I believe you can get software to download the MPEG fiels from the hard drive if you remove the drive and plug it into your PC, but it does not use a standard PC file format. I have heard the hard drive is also upgradable with a small firmware patch.
Record/playback quality is first class, full DVD/digital TV quality, no sign of additional compression artifacts. As expected, it beats the absolute crap out of any VHS video recorder! Based on the hard drive size and number of hours, it's encoding at about 6Mbit/sec
You can also pause and return to where you left off in a playback program too.
I'm sure there is a whole lot more I haven't discovered yet too.
Summary: A really nice unit with very few issues so far.
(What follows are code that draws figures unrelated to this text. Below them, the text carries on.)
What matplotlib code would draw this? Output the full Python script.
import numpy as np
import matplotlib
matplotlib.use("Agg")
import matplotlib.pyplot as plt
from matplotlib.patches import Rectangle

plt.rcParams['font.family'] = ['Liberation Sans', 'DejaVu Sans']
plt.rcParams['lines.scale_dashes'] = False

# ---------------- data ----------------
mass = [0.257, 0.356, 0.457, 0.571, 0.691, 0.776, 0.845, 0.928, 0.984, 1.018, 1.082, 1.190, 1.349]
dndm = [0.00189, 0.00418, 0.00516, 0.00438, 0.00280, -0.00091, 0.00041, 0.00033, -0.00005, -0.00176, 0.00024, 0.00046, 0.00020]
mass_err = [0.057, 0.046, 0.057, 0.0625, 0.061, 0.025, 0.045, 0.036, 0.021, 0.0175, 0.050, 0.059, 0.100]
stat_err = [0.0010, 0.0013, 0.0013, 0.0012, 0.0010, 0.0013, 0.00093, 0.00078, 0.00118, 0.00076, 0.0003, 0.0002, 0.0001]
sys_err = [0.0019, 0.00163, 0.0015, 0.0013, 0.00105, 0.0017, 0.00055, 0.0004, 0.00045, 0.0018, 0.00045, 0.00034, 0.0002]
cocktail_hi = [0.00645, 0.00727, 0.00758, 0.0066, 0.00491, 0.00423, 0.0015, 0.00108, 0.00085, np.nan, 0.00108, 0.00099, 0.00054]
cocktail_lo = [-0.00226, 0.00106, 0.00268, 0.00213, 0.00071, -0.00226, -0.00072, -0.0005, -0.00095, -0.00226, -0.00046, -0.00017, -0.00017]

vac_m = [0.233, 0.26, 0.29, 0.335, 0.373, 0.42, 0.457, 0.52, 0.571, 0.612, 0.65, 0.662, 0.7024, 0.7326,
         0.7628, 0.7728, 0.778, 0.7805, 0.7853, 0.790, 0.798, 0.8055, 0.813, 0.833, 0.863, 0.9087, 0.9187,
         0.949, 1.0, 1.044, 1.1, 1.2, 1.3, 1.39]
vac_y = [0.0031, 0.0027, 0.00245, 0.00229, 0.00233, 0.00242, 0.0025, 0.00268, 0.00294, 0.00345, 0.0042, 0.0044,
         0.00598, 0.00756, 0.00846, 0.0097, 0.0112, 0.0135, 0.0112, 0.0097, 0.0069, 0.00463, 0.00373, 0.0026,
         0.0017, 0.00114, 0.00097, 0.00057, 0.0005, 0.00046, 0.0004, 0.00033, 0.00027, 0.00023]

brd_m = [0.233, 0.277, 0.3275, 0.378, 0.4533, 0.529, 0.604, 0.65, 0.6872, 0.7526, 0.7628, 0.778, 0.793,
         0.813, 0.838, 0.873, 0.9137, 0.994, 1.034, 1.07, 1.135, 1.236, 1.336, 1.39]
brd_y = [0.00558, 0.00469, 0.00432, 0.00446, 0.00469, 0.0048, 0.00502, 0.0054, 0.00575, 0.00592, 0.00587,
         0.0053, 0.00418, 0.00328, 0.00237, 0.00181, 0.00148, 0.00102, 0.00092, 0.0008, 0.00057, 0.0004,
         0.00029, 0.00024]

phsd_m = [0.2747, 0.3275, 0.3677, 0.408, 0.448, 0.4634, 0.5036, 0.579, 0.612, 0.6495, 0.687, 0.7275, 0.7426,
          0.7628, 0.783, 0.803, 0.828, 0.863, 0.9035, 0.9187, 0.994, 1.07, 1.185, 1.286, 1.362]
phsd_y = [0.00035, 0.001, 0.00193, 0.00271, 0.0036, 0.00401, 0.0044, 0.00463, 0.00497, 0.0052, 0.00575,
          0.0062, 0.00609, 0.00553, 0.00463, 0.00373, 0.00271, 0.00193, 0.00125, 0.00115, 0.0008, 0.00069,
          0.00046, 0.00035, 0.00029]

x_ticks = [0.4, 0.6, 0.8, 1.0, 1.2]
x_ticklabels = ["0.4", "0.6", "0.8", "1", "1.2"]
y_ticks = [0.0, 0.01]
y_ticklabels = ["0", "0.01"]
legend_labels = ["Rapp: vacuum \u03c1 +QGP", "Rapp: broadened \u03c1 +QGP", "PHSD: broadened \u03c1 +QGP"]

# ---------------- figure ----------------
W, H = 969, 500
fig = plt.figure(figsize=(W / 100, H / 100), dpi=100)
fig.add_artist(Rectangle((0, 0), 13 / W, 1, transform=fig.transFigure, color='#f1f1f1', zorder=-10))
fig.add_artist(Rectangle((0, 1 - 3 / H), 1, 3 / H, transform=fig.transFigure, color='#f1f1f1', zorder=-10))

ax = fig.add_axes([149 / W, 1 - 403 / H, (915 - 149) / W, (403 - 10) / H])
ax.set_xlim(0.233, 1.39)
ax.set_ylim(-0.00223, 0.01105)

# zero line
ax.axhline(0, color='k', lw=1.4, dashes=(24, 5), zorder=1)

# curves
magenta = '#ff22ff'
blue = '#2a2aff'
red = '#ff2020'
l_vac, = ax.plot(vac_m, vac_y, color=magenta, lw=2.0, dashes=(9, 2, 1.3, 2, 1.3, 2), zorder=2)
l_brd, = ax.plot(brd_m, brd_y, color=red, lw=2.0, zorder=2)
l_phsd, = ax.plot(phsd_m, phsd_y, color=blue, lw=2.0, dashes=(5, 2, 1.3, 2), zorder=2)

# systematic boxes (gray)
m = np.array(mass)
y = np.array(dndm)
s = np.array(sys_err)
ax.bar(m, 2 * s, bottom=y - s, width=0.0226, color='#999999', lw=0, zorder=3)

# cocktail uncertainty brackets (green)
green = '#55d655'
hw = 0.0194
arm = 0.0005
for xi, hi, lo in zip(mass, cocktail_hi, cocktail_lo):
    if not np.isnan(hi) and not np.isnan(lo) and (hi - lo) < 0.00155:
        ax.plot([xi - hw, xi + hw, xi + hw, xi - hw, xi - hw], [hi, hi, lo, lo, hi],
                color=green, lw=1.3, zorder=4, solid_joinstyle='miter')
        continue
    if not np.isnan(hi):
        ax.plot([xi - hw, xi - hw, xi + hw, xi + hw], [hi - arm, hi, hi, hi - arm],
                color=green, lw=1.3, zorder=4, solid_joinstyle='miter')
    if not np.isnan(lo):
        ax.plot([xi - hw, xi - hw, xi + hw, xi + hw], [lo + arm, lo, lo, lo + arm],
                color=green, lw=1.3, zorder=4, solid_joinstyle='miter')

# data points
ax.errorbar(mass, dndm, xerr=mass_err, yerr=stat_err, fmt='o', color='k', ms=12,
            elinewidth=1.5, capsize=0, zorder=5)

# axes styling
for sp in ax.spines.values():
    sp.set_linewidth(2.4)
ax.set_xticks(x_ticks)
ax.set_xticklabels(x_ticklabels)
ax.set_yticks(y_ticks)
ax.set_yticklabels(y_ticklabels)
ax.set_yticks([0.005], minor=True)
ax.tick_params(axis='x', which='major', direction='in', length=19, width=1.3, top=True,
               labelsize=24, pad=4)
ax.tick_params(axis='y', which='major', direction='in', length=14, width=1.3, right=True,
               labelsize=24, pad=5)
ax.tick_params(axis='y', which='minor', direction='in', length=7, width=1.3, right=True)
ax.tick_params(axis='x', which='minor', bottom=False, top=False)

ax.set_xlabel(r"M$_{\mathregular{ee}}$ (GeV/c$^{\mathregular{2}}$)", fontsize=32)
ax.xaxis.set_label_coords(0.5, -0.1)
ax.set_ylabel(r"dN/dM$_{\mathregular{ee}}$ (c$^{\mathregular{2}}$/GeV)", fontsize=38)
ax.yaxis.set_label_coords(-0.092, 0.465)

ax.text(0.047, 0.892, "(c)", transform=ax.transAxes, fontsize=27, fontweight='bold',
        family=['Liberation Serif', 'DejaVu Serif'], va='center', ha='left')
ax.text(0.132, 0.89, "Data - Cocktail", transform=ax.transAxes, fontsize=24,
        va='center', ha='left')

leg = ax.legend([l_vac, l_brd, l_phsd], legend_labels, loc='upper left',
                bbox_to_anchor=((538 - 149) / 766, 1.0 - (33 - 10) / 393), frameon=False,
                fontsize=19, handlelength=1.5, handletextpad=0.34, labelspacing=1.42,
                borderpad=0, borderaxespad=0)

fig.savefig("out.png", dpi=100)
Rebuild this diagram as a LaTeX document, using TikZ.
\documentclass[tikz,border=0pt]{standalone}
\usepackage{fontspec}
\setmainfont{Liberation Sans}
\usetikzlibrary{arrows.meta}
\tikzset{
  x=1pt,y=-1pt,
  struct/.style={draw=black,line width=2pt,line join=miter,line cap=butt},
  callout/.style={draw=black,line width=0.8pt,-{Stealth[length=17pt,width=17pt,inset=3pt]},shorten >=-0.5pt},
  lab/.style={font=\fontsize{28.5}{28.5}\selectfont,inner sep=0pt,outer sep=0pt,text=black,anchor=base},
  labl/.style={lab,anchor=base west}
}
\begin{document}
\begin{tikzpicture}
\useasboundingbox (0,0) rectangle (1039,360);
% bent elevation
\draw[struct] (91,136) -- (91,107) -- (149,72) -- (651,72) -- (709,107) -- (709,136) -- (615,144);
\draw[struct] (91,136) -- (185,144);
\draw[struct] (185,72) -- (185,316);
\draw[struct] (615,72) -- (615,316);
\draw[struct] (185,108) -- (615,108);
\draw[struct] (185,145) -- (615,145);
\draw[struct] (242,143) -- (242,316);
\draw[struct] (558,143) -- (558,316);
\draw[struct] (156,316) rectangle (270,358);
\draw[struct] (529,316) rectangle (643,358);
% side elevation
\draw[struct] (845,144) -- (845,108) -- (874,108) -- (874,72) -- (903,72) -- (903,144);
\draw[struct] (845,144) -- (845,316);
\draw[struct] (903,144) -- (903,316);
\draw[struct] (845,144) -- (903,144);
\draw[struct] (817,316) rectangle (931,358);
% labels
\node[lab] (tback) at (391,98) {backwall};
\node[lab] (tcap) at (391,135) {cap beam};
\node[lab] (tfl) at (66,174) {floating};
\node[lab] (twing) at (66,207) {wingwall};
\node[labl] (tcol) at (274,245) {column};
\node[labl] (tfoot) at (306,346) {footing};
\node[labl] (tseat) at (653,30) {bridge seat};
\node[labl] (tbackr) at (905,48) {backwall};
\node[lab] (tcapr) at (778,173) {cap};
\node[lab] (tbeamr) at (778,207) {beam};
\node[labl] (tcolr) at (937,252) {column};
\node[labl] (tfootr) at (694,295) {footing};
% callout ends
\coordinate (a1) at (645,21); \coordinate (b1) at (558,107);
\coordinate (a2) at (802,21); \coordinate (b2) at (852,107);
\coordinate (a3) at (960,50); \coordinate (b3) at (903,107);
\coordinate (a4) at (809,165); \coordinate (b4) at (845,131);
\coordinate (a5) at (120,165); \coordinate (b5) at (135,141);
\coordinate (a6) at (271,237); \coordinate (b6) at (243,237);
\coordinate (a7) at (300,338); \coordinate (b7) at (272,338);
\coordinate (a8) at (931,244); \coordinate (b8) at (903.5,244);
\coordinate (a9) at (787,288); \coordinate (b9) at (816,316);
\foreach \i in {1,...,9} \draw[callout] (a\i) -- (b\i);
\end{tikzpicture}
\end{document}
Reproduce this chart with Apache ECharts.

Performance seems solid, and as an STB it is a first class unit on it's own, but of course the recording aspect is the big bonus. I'll never go back to a crappy VCR again, there are just so many advantages to a PVR. I'm hooked. I can now program in all my favourite shows once and it will just automatically record and name them all. I can then choose to watch them instantly at any time or simply delete them if not needed. Very versatile indeed.
At $150 you'd be crazy to buy just a normal STB. With two TVs the single tuner unit will probably suffice, but if you only have one TV then a dual tuner model might be a wise investment, it does go for at least $100 more though.